Subo a un taxi en malas condiciones para que me lleve al metro Barranca, última estación de servicio al surponiente de la capital, ya que nunca se concretaron las previstas de San Ángel y Loreto. Estoy cansado de esperar un microbús que me baje al periférico, donde tendría que tomar otro al metro, o seguir hasta Miguel Ángel de Quevedo (en total, una hora de camino en micro). El chofer es un hombre joven, de rastras y tatuado, que me cuenta cómo su padrastro lo echó a la calle a los diez años y sobrevivió gracias a que nos microbuseros le dieron refugio. Ha luchado contra las drogas (“no sé si al final gane”, me confiesa con una sonrisa resignada) y me cuenta sus andanzas como conductor de transportes urbanos en la Ciudad de México.

Cinturón de asteroides

“Mire, don, yo trabajé en la empresa Grupo Ruano. Muchos camiones ni placas tienen, menos seguro”, me dice. Esta situación de extrema irregularidad es bien conocida, pero los sucesivos gobiernos capitalinos no han hecho nada por solucionarla. Me cuenta el joven de las rastas la manera en que, luego de trabajar varios turnos de más de doce horas, tuvo que doblar turno y, simplemente, se quedó dormido. “Desperté cuando me estampé contra un camión parado.
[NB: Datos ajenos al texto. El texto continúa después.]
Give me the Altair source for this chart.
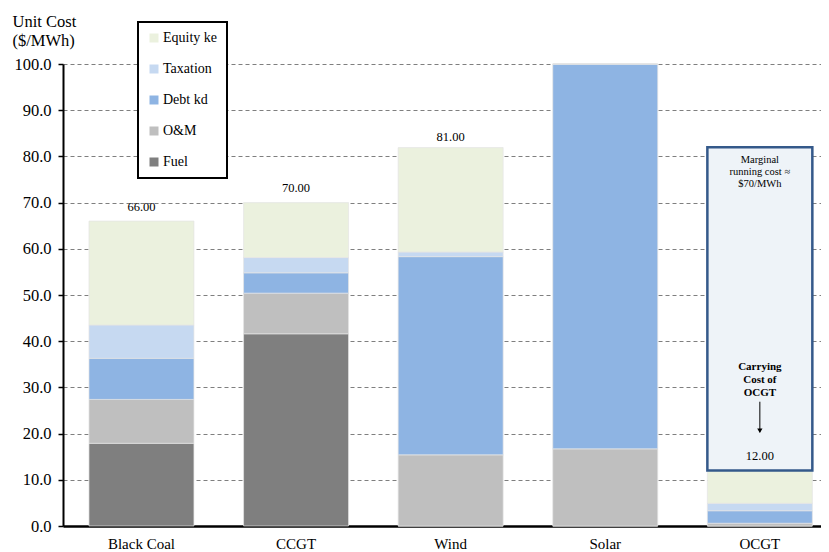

La verdad es que hubo lesionados; el más grave, un chavo que perdió todos sus dientes. Yo ya me iba para ‘la grande’, pero por fin me sacaron”. Claro, esa liberación no fue gratuita. El chofer tenía un coche que le decomisó el patrón “para cubrir tus gastos” y se quedó sin trabajo ni indemnización”.  Y me dicen que en otros lugares de la República, la situación del transporte todavía es peor.